Yahoo patents Minority Report-style spying technology

  • Patent reveals smart billboards that can identify individuals
  • Technology uses a variety of sensors and open to hacking
Yahoo patents Minority Report-style spying technology
 

NOT content with modifying a spam filter to allow the US government to spy on its Email users, Yahoo now wants to include targeted advertising in its spying arsenal.
 
According to a Yahoo patent application published by the US Patent and Trademark Office, public advertising such as those at bus stops are about to get a Minority Report-style makeover. In the Tom Cruise movie, Minority Report, billboards track and identify people via retina scans.
 
These 'Smart Billboards,' as Yahoo calls them, can be placed along highways, bars, airports, planes, ferries, buses, trains, and other public spaces. They will use video cameras, satellites, drones, microphones, motion detectors, and 'biometric sensors' such as fingerprint, retinal, and facial recognition devices. These sensors will analyse their surroundings to find a common theme and serve up ads based on the information derived. Yahoo calls this 'grouplization.'
 
The patent proposal notes that "the sources of data and information that may be used to enable the techniques described herein are virtually limitless."
 
According to Yahoo, in the past few years, online advertising has become the primary channel by which advertisers reach potential consumers. Even so, a significant portion of such ad budgets is still devoted to more traditional channels such as physical billboard advertising. Yahoo intends to revolutionise this age-old form of advertising.
 
According to one example provided by Yahoo, a 'smart' billboard adjacent to a busy highway might be integrated with traffic sensors that detect information about the vehicles approaching the billboard such as the number and average speed of the vehicles. Such information might be used in conjunction other data to select advertisements for display that would appeal to a targeted audience.
 
In another example, such a billboard could be fitted with digital cameras that capture images or videos of the vehicles that are approaching the billboard. Using image recognition techniques, information about the models of the vehicles could be used to further narrow the target audience.
 
If this was not intrusive enough for you, the same image recognition techniques can be used to identify the makes, models, and years of vehicles. From this, information relating to the age and economic status of the drivers can be ascertained. In other words, Yahoo's smart billboards will know precisely what products you can afford and display them accordingly.
 
Going even further, according to the patent, cell tower data, mobile app location data or image data can be used to identify specific individuals, vehicles or vehicle owners.
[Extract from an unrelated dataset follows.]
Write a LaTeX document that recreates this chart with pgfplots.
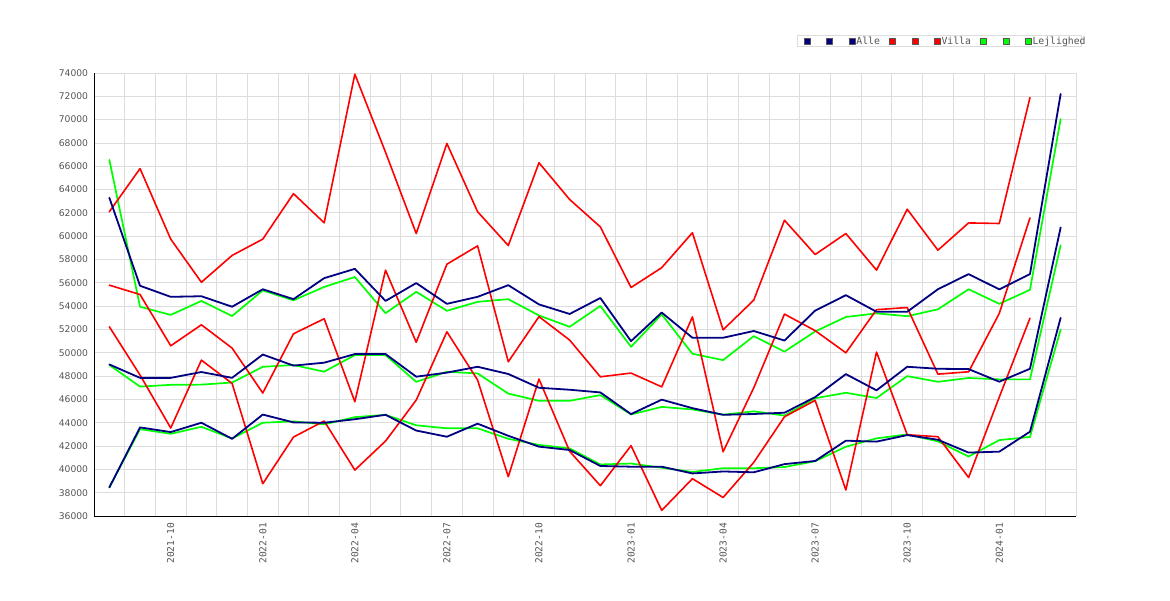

This really would be George Orwell's 1984 come to life.
 
To make matters worse, Yahoo has now decided to add hypocrisy on top of snooping. Recently, Yahoo’s top lawyer published an open letter asking the Office of the Director of National Intelligence to 'provide clarity' about whether the company was ordered to perform mass spying on all of its users.
 
As our earlier story mentioned, Yahoo had scanned hundreds of millions of Yahoo Mail accounts at the behest of the National Security Agency or FBI.  This open letter sounds suspiciously like asking Pontius Pilate for Christ's crucifixion order after the Resurrection.
 
With the US presidential campaign in full swing, the issue of state-sponsored spying is very much a discussion topic. While the Clinton campaign is eager to accuse Russia of hacking, they are also reticent about the activities of America's own spy agencies. These same spy agencies would be prime candidates for Yahoo's smart billboards.
 
Hillary Clinton has publicly endorsed the 'Encryption Commission' that was proposed by two senators earlier this year. “Hillary rejects the false choice between privacy interests and keeping Americans safe,” her campaign said.
 
According to its architects, the 'Encryption Commission' would “collectively address the larger issue of protecting national security and digital security, without letting encrypted communications become a safe haven for terrorists.”
 
This sounds a lot like government-speak for 'bye bye privacy.'
 
“Impenetrable encryption provides significant cybersecurity advantages but may also make it harder for law enforcement and counterterrorism professionals to investigate plots and prevent future attacks," Clinton told an audience at Stanford University earlier this year. “ISIS knows this, too. At the same time, there are legitimate worries about privacy, network security, and creating new vulnerabilities that bad actors - including terrorists - can exploit.”
 
It seems the former Secretary of State is under the delusion that you can have good personal privacy as well as a fertile ground for spying by the US intelligence agencies. As anyone familiar with encryption would know, this is simply not possible. Weakening encryption for the 'official' intelligence agencies will also weaken it for everyone else.
 
Most US patents never end up as products. But if the Yahoo patent comes to life in the US and other countries, we could very well end up with governments and private companies knowing precisely where you are and what you are up to, every minute of the day. Yahoo's 'smart' billboards would also be a tempting target for hackers.
 
Now, that certainly would be Minority Report come to life. Just do not expect Tom Cruise to save you from Big Brother - or even himself.